City experts were more cynical about Barclays' latest move, saying it was "good PR" but not necessarily good for profitability.
b2's advanced saving account requires a minimum investment of pounds 500, or pounds 50 per month. Savers can take "payment holidays" and may withdraw their money at any time. The account is "PEP-able" and will evolve to fit the criteria of the government's new Individual Savings Account (ISA).
Mr Taylor said the new company "drew on the skills and strength from around the Barclays Group". Barclays Global Investors will manage b2's funds, and Barclays Capital will look after the equity derivatives operation.
b2 is aimed at an audience of self-perceived thrusting, modern, "can- do" customers who are bored by old-fashioned, fuddy-duddy investment talk.
Yet shorn of its 30-something radical chic, the clever imagery, the daring typography and trendy logo, the new Advanced Savings Account (ASA) is an old idea with a few fresh bells and whistles.
It is a guaranteed stock market investment product, investing in the FT-SE 100 share index. The company is targeting former building society savers who want the same ease of access coupled with a level of security, but with minimum risks.

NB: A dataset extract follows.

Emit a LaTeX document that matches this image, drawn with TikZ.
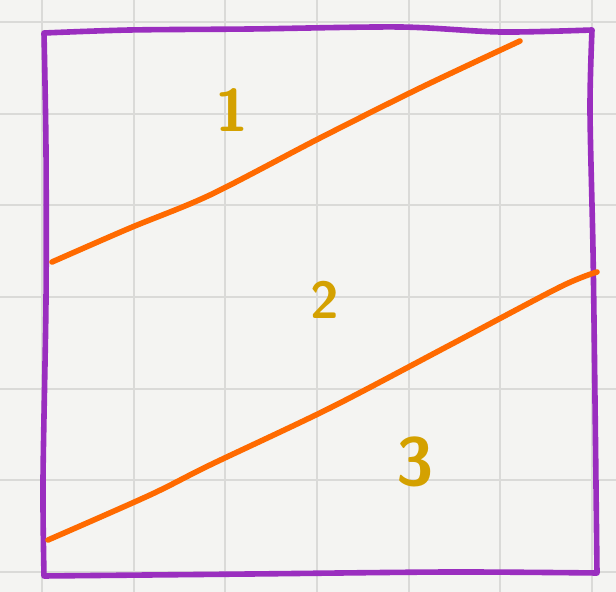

The amount savers get back at the end of either a three, five or seven- year investment period in the ASA is guaranteed, even if share prices fall. If the stock market rises, savers gain most of that upside, including dividend income. Derivatives are used to underpin this guarantee.
Investors seduced by the seemingly limitless opportunities of equity market growth should also remember that any potential upside is limited to about 86 per cent of their investment. The rest of their money is used to pay for the guarantees that protect them against any downside. Over shorter periods, stock markets have delivered worse returns than building societies.
In this, as in many other respects, the ASA is similar to most other guaranteed investment products. But there are a number of differences, including easier access to funds and the possibility of payment holidays without penalty.